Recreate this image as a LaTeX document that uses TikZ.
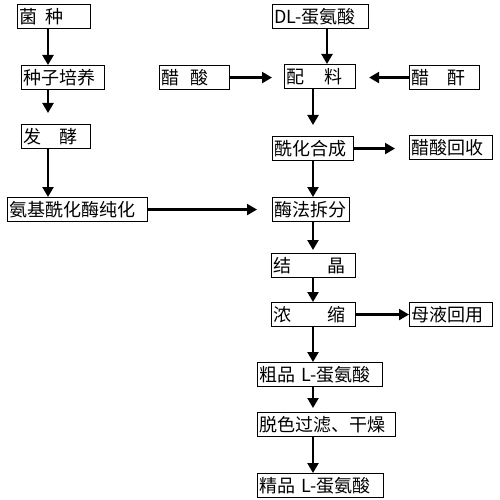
\documentclass[tikz,border=0pt]{standalone}
\usepackage{fontspec}
\newfontfamily\cjk{Noto Sans CJK SC}
\usetikzlibrary{arrows.meta}

\tikzset{
	box/.style={draw, line width=1.1pt, anchor=north west, font=\cjk\fontsize{18pt}{20pt}\selectfont,
		inner xsep=2pt, inner ysep=0pt, minimum height=24pt, align=left, text width=#1},
	flow/.style={line width=2.2pt, -{Triangle[length=10pt,width=11pt]}}
}

\begin{document}
\begin{tikzpicture}[x=1pt,y=-1pt]
		\useasboundingbox (0,0) rectangle (500,500);
		\coordinate (lc) at (48,0);
		\coordinate (rc) at (313,0);
		\coordinate (dc) at (327,0);

		\node[box=69pt] (jz) at (17,4) {菌\hspace{.45em}种};
		\node[box=79pt] (zzpy) at (21,65) {种子培养};
		\node[box=65pt] (fj) at (21,124) {发\hspace{1em}酵};
		\node[box=136pt] (ajm) at (7,197) {氨基酰化酶纯化};
		\node[box=66pt] (cs) at (159,65) {醋\hspace{.6em}酸};

		\node[box=92pt] (dl) at (272,4) {DL-蛋氨酸};
		\node[box=67pt] (pl) at (284,64) {配\hspace{1.1em}料};
		\node[box=66pt] (cg) at (409,65) {醋\hspace{1em}酐};
		\node[box=77pt] (xh) at (272,136) {酰化合成};
		\node[box=79pt] (cshs) at (409,135) {醋酸回收};
		\node[box=73pt] (mf) at (272,197) {酶法拆分};
		\node[box=80pt] (jj) at (271,253) {结\hspace{2em}晶};
		\node[box=80pt] (ns) at (271,302) {浓\hspace{2em}缩};
		\node[box=79pt] (myhy) at (409,302) {母液回用};
		\node[box=121pt] (cp) at (257,362) {粗品 L-蛋氨酸};
		\node[box=134pt] (tc) at (257,412) {脱色过滤、干燥};
		\node[box=122pt] (jp) at (257,473) {精品 L-蛋氨酸};

		\draw[flow] (jz.south -| lc) -- (zzpy.north -| lc);
		\draw[flow, shorten >=11pt] (zzpy.south -| lc) -- (fj.north -| lc);
		\draw[flow] (fj.south -| lc) -- (ajm.north -| lc);
		\draw[flow, shorten >=15pt] (ajm.east) -- (ajm.east -| mf.west);

		\draw[flow, shorten >=12pt] (cs.east) -- (cs.east -| pl.west);
		\draw[flow] (dl.south -| dc) -- (pl.north -| dc);
		\draw[flow, shorten >=13pt] (cg.west) -- (cg.west -| pl.east);
		\draw[flow, shorten >=11pt] (pl.south -| rc) -- (xh.north -| rc);
		\draw[flow, shorten >=14pt] (xh.east) -- (xh.east -| cshs.west);
		\draw[flow] (xh.south -| rc) -- (mf.north -| rc);
		\draw[flow, shorten >=3pt] (mf.south -| rc) -- (jj.north -| rc);
		\draw[flow] (jj.south -| rc) -- (ns.north -| rc);
		\draw[flow] (ns.east) -- (ns.east -| myhy.west);
		\draw[flow] (ns.south -| rc) -- (cp.north -| rc);
		\draw[flow, shorten >=4pt] (cp.south -| rc) -- (tc.north -| rc);
		\draw[flow] (tc.south -| rc) -- (jp.north -| rc);
	\end{tikzpicture}
\end{document}
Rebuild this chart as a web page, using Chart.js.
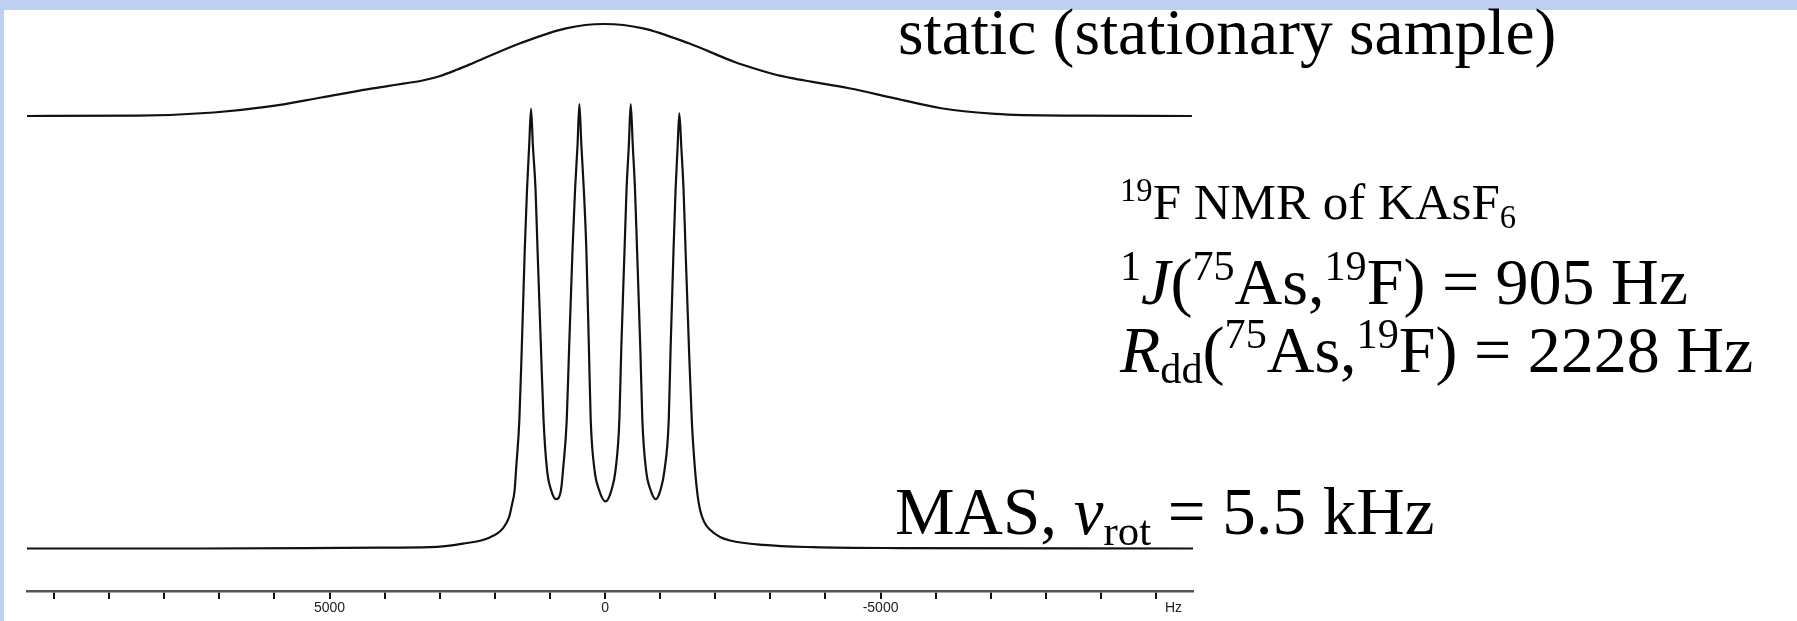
<!DOCTYPE html>
<html>
<head>
<meta charset="utf-8">
<script src="https://cdn.jsdelivr.net/npm/chart.js@4.4.0/dist/chart.umd.min.js"></script>
<style>
  html, body { margin: 0; padding: 0; background: #fff; }
  #wrap { position: relative; width: 1797px; height: 621px; }
</style>
</head>
<body>
<div id="wrap"><canvas id="nmr" width="1797" height="621"></canvas></div>
<script>
// 19F NMR of KAsF6 - frequency in Hz, intensity scaled so the tallest line is 100
var masHz = [10490, 7350, 4080, 3180, 2580, 2090, 1850, 1740, 1690, 1640,
    1615, 1555, 1512, 1457, 1416, 1376, 1343, 1310, 1261, 1225,
    1162, 1116, 1053, 980, 889, 799, 762, 695, 653, 590,
    544, 499, 466, 430, 385, 339, 292, 260, 191, 109,
    -9, -118, -191, -260, -294, -354, -390, -432, -466, -503,
    -544, -581, -641, -677, -744, -826, -920, -1007, -1080, -1156,
    -1189, -1243, -1280, -1316, -1348, -1385, -1425, -1461, -1524, -1574,
    -1633, -1679, -1724, -1797, -1906, -2087, -2269, -2868, -3775, -5354,
    -10670];
var masInt = [0, 0, 0.2, 0.3, 1.1, 2.5, 4.6, 7.1, 9.8, 13.2,
    17.7, 28.9, 44.7, 67.2, 80.7, 90.8, 98.9, 90.8, 80.7, 67.2,
    44.7, 28.9, 17.7, 13.2, 11.1, 13.2, 17.7, 28.9, 44.7, 67.2,
    80.7, 90.8, 100, 90.8, 80.7, 67.2, 44.7, 28.9, 17.7, 13.2,
    10.6, 13.2, 17.7, 28.9, 44.7, 67.2, 80.7, 90.8, 100, 90.8,
    80.7, 67.2, 44.7, 28.9, 17.7, 13.2, 11.1, 13.2, 17.7, 28.9,
    44.7, 67.2, 80.7, 90.1, 97.9, 90.1, 80.7, 67.2, 44.7, 28.9,
    17.7, 12.0, 8.7, 6.0, 4.2, 2.6, 1.8, 0.8, 0.3, 0.1,
    0];

// static (stationary sample) spectrum
var staticHz = [10490, 8480, 7100, 6120, 5150, 4320, 3950, 3630, 3310, 2990, 2680, 2380,
    1540, 710, 20, -690, -1520, -2340, -2710, -3050, -3390, -3740, -4430, -5260,
    -6100, -7080, -8460, -10650];
var staticInt = [0, 0.4, 3.8, 10.1, 20.1, 29.0, 32.5, 35.5, 38.6, 43.5, 50.5, 57.9,
    79.0, 95.3, 100, 95.3, 79.0, 59.0, 51.6, 45.6, 41.1, 37.3, 30.1, 19.2,
    8.4, 2.2, 0.3, 0];

// axis
var tickValues = [10000, 9000, 8000, 7000, 6000, 5000, 4000, 3000, 2000, 1000, 0,
    -1000, -2000, -3000, -4000, -5000, -6000, -7000, -8000, -9000, -10000];
var labelledTicks = [5000, 0, -5000];
var axisUnit = 'Hz';

var serif = '"Liberation Serif", "Times New Roman", serif';
var sans = '"Liberation Sans Narrow", "Arial Narrow", "Liberation Sans", sans-serif';

function toPoints(xs, ys) {
    return xs.map(function (x, i) { return { x: x, y: ys[i] }; });
}

// draws a line of text with super/subscripts and italics
function drawRich(ctx, x, y, runs, size) {
    runs.forEach(function (r) {
        var small = r.sup || r.sub;
        var s = small ? size * 0.64 : size;
        var dy = r.sup ? -size * 0.36 : (r.sub ? size * 0.17 : 0);
        ctx.font = (r.it ? 'italic ' : '') + s + 'px ' + serif;
        ctx.fillText(r.t, x, y + dy);
        x += ctx.measureText(r.t).width;
    });
}

var framePlugin = {
    id: 'frame',
    beforeDraw: function (chart) {
        var ctx = chart.ctx;
        ctx.save();
        ctx.fillStyle = '#ffffff';
        ctx.fillRect(0, 0, chart.width, chart.height);
        ctx.fillStyle = '#BED0F1';
        ctx.fillRect(0, 0, chart.width, 10);
        ctx.fillRect(0, 0, 4, chart.height);
        ctx.restore();
    }
};

var textPlugin = {
    id: 'notes',
    afterDraw: function (chart) {
        var ctx = chart.ctx;
        var area = chart.chartArea;
        ctx.save();
        ctx.textBaseline = 'alphabetic';

        // unit at the right end of the axis
        ctx.font = '14px ' + sans;
        ctx.fillStyle = '#222';
        ctx.textAlign = 'right';
        ctx.fillText(axisUnit, area.right - 11, area.bottom + 21);
        ctx.textAlign = 'left';
        ctx.fillStyle = '#000';

        drawRich(ctx, 898, 54, [{ t: 'static (stationary sample)' }], 65.5);
        drawRich(ctx, 1120, 219, [{ t: '19', sup: true }, { t: 'F NMR of KAsF' }, { t: '6', sub: true }], 51);
        drawRich(ctx, 1120, 304, [{ t: '1', sup: true }, { t: 'J', it: true }, { t: '(' },
            { t: '75', sup: true }, { t: 'As,' }, { t: '19', sup: true }, { t: 'F) = 905 Hz' }], 66);
        drawRich(ctx, 1120, 372, [{ t: 'R', it: true }, { t: 'dd', sub: true }, { t: '(' },
            { t: '75', sup: true }, { t: 'As,' }, { t: '19', sup: true }, { t: 'F) = 2228 Hz' }], 66);
        drawRich(ctx, 895, 534, [{ t: 'MAS, ' }, { t: 'ν', it: true }, { t: 'rot', sub: true },
            { t: ' = 5.5 kHz' }], 67);
        ctx.restore();
    }
};

var ctx = document.getElementById('nmr').getContext('2d');
var chart = new Chart(ctx, {
    type: 'line',
    data: {
        datasets: [{
            label: 'MAS',
            data: toPoints(masHz, masInt),
            yAxisID: 'y',
            borderColor: '#111',
            borderWidth: 2.2,
            pointRadius: 0,
            cubicInterpolationMode: 'monotone',
            borderJoinStyle: 'round',
            fill: false
        }, {
            label: 'static',
            data: toPoints(staticHz, staticInt),
            yAxisID: 'y2',
            borderColor: '#111',
            borderWidth: 2.2,
            pointRadius: 0,
            cubicInterpolationMode: 'monotone',
            borderJoinStyle: 'round',
            fill: false
        }]
    },
    options: {
        responsive: false,
        animation: false,
        devicePixelRatio: 1,
        layout: { padding: { top: 10, left: 27, right: 604, bottom: 0 } },
        plugins: {
            legend: { display: false },
            tooltip: { enabled: false }
        },
        scales: {
            x: {
                type: 'linear',
                reverse: true,
                min: -10670,
                max: 10490,
                afterBuildTicks: function (scale) {
                    scale.ticks = tickValues.map(function (v) { return { value: v }; });
                },
                afterFit: function (scale) { scale.height = 30; },
                ticks: {
                    autoSkip: false,
                    maxRotation: 0,
                    padding: 1,
                    color: '#222',
                    font: { family: sans, size: 14 },
                    callback: function (value) {
                        return labelledTicks.indexOf(value) >= 0 ? String(value) : '';
                    }
                },
                grid: {
                    drawOnChartArea: false,
                    drawTicks: true,
                    tickLength: 8,
                    color: '#111',
                    lineWidth: 2
                },
                border: { display: true, color: '#555', width: 2.5 }
            },
            y: { display: false, min: -9.56, max: 121.15 },
            y2: { display: false, min: -516.3, max: 115.2 }
        }
    },
    plugins: [framePlugin, textPlugin]
});
</script>
</body>
</html>
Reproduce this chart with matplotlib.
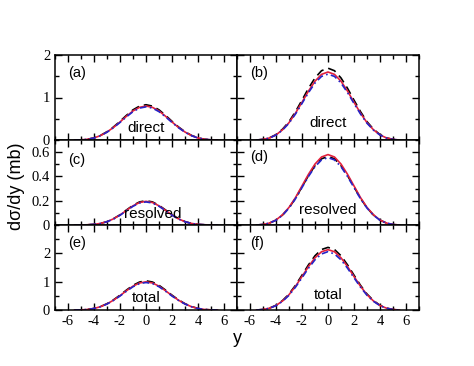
import matplotlib
matplotlib.use("Agg")
import matplotlib.pyplot as plt
from matplotlib.ticker import MultipleLocator

plt.rcParams['axes.unicode_minus'] = False
plt.rcParams['font.family'] = ['Liberation Serif', 'DejaVu Serif']

# rapidity grid
y = [-5.5, -5.0, -4.5, -4.0, -3.5, -3.0, -2.5, -2.0, -1.5, -1.0, -0.5, 0.0,
     0.5, 1.0, 1.5, 2.0, 2.5, 3.0, 3.5, 4.0, 4.5, 5.0, 5.5]

# (a) direct, left column
a_black = [0, 0.004, 0.017, 0.05, 0.108, 0.195, 0.307, 0.44, 0.581, 0.71, 0.797, 0.83,
           0.797, 0.71, 0.581, 0.44, 0.307, 0.195, 0.108, 0.05, 0.017, 0.004, 0]
a_red = [0, 0.004, 0.016, 0.048, 0.104, 0.188, 0.296, 0.424, 0.56, 0.684, 0.768, 0.80,
         0.768, 0.684, 0.56, 0.424, 0.296, 0.188, 0.104, 0.048, 0.016, 0.004, 0]
a_blue = [0, 0.004, 0.016, 0.047, 0.101, 0.183, 0.289, 0.413, 0.546, 0.667, 0.75, 0.78,
          0.75, 0.667, 0.546, 0.413, 0.289, 0.183, 0.101, 0.047, 0.016, 0.004, 0]

# (b) direct, right column
b_black = [0, 0.014, 0.051, 0.127, 0.254, 0.431, 0.668, 0.938, 1.217, 1.46, 1.63, 1.69,
           1.63, 1.46, 1.217, 0.938, 0.668, 0.431, 0.254, 0.127, 0.051, 0.014, 0]
b_red = [0, 0.013, 0.048, 0.12, 0.24, 0.408, 0.632, 0.888, 1.152, 1.384, 1.544, 1.60,
         1.544, 1.384, 1.152, 0.888, 0.632, 0.408, 0.24, 0.12, 0.048, 0.013, 0]
b_blue = [0, 0.012, 0.047, 0.116, 0.233, 0.395, 0.612, 0.86, 1.116, 1.341, 1.496, 1.55,
          1.496, 1.341, 1.116, 0.86, 0.612, 0.395, 0.233, 0.116, 0.047, 0.012, 0]

# (c) resolved, left column
c_black = [0, 0, 0.002, 0.005, 0.013, 0.028, 0.052, 0.084, 0.124, 0.162, 0.190, 0.200,
           0.190, 0.162, 0.124, 0.084, 0.052, 0.028, 0.013, 0.005, 0.002, 0, 0]
c_red = [0, 0, 0.002, 0.005, 0.013, 0.027, 0.051, 0.082, 0.121, 0.158, 0.185, 0.195,
         0.185, 0.158, 0.121, 0.082, 0.051, 0.027, 0.013, 0.005, 0.002, 0, 0]
c_blue = [0, 0, 0.002, 0.005, 0.012, 0.027, 0.049, 0.080, 0.118, 0.154, 0.181, 0.190,
          0.181, 0.154, 0.118, 0.080, 0.049, 0.027, 0.012, 0.005, 0.002, 0, 0]

# (d) resolved, right column
d_black = [0, 0.004, 0.016, 0.04, 0.082, 0.141, 0.22, 0.314, 0.407, 0.489, 0.545, 0.565,
           0.545, 0.489, 0.407, 0.314, 0.22, 0.141, 0.082, 0.04, 0.016, 0.004, 0]
d_red = [0, 0.004, 0.016, 0.041, 0.084, 0.145, 0.226, 0.322, 0.418, 0.502, 0.56, 0.58,
         0.56, 0.502, 0.418, 0.322, 0.226, 0.145, 0.084, 0.041, 0.016, 0.004, 0]
d_blue = [0, 0.004, 0.016, 0.039, 0.08, 0.139, 0.216, 0.308, 0.40, 0.48, 0.536, 0.555,
          0.536, 0.48, 0.40, 0.308, 0.216, 0.139, 0.08, 0.039, 0.016, 0.004, 0]

# (e) total, left column
e_black = [0, 0.004, 0.019, 0.055, 0.121, 0.223, 0.359, 0.524, 0.705, 0.872, 0.987, 1.03,
           0.987, 0.872, 0.705, 0.524, 0.359, 0.223, 0.121, 0.055, 0.019, 0.004, 0]
e_red = [0, 0.004, 0.018, 0.053, 0.117, 0.215, 0.347, 0.506, 0.681, 0.842, 0.953, 0.995,
         0.953, 0.842, 0.681, 0.506, 0.347, 0.215, 0.117, 0.053, 0.018, 0.004, 0]
e_blue = [0, 0.004, 0.018, 0.052, 0.113, 0.21, 0.338, 0.493, 0.664, 0.821, 0.931, 0.97,
          0.931, 0.821, 0.664, 0.493, 0.338, 0.21, 0.113, 0.052, 0.018, 0.004, 0]

# (f) total, right column
f_black = [0, 0.018, 0.067, 0.166, 0.332, 0.564, 0.872, 1.23, 1.595, 1.915, 2.135, 2.21,
           2.135, 1.915, 1.595, 1.23, 0.872, 0.564, 0.332, 0.166, 0.067, 0.018, 0]
f_red = [0, 0.017, 0.064, 0.159, 0.318, 0.54, 0.838, 1.182, 1.535, 1.843, 2.056, 2.13,
         2.056, 1.843, 1.535, 1.182, 0.838, 0.54, 0.318, 0.159, 0.064, 0.017, 0]
f_blue = [0, 0.016, 0.062, 0.153, 0.305, 0.519, 0.806, 1.137, 1.476, 1.772, 1.977, 2.06,
          1.977, 1.772, 1.476, 1.137, 0.806, 0.519, 0.305, 0.153, 0.062, 0.016, 0]

panels = [
    ('(a)', 'direct', (a_black, a_red, a_blue)),
    ('(b)', 'direct', (b_black, b_red, b_blue)),
    ('(c)', 'resolved', (c_black, c_red, c_blue)),
    ('(d)', 'resolved', (d_black, d_red, d_blue)),
    ('(e)', 'total', (e_black, e_red, e_blue)),
    ('(f)', 'total', (f_black, f_red, f_blue)),
]
row_ylim = [2.0, 0.7, 3.0]
row_yticks = [[0, 1, 2], [0, 0.2, 0.4, 0.6], [0, 1, 2]]
row_yticklabels = [['0', '1', '2'], ['0', '0.2', '0.4', '0.6'], ['0', '1', '2']]
row_minor = [0.5, 0.1, 0.5]
xticks = [-6, -4, -2, 0, 2, 4, 6]
label_y = {'(a)': 0.79, '(b)': 0.79, '(c)': 0.76, '(d)': 0.80, '(e)': 0.79, '(f)': 0.79}
name_y = [[0.14, 0.20], [0.13, 0.18], [0.14, 0.18]]
name_x = [[0.0, 0.0], [0.55, 0.0], [0.0, 0.0]]

fig = plt.figure(figsize=(4.74, 3.66), dpi=100)
left, mid, right = 55 / 474, 237 / 474, 419 / 474
top, bottom = 1 - 55 / 366, 1 - 310 / 366
h = (top - bottom) / 3

sans = ['Liberation Sans', 'DejaVu Sans']

for i, (tag, name, (sb, sr, sbl)) in enumerate(panels):
    row, col = divmod(i, 2)
    x0 = left if col == 0 else mid
    w = mid - left if col == 0 else right - mid
    ax = fig.add_axes([x0, top - (row + 1) * h, w, h])
    ax.plot(y, sb, color='black', lw=1.2, ls=(0, (5, 3)))
    ax.plot(y, sr, color='#e3203c', lw=1.2, ls='-')
    ax.plot(y, sbl, color='#2424c8', lw=1.2, ls=(0, (4, 2, 1, 2)))
    ax.set_xlim(-7, 7)
    ax.set_ylim(0, row_ylim[row])
    ax.set_xticks(xticks)
    ax.xaxis.set_minor_locator(MultipleLocator(1))
    ax.set_yticks(row_yticks[row])
    ax.yaxis.set_minor_locator(MultipleLocator(row_minor[row]))
    ax.tick_params(which='both', direction='in', top=True, right=True, width=1,
                   labelsize=10.5)
    ax.tick_params(which='major', length=5)
    ax.tick_params(which='minor', length=3)
    if col == 0:
        ax.set_yticklabels(row_yticklabels[row])
    else:
        ax.set_yticklabels([])
    if row == 2:
        ax.set_xticklabels([str(t) for t in xticks])
    else:
        ax.set_xticklabels([])
    for s in ax.spines.values():
        s.set_linewidth(1.1)
    ax.text(0.07, label_y[tag], tag, transform=ax.transAxes, family=sans,
            fontsize=10.5, va='center', ha='left')
    ax.text(name_x[row][col], name_y[row][col], name, family=sans, fontsize=11,
            ha='center', va='center', transform=ax.get_xaxis_transform())

fig.text(0.034, 0.49, 'd\u03c3/dy (mb)', rotation=90, family=sans, fontsize=13,
         ha='center', va='center')
fig.text(0.5, 0.075, 'y', family=sans, fontsize=13, ha='center', va='center')

fig.savefig('out.png', dpi=100)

Instructions for the task –
All lines above from the one containing "Reproduce this chart with matplotlib." through the one containing "plt.rcParams['font.family'] = ['Liberation" are to be quoted exactly, and only those; pictures are left out.

Reply –
Reproduce this chart with matplotlib.
import matplotlib
matplotlib.use("Agg")
import matplotlib.pyplot as plt
from matplotlib.ticker import MultipleLocator

plt.rcParams['axes.unicode_minus'] = False
plt.rcParams['font.family'] = ['Liberation Serif', 'DejaVu Serif']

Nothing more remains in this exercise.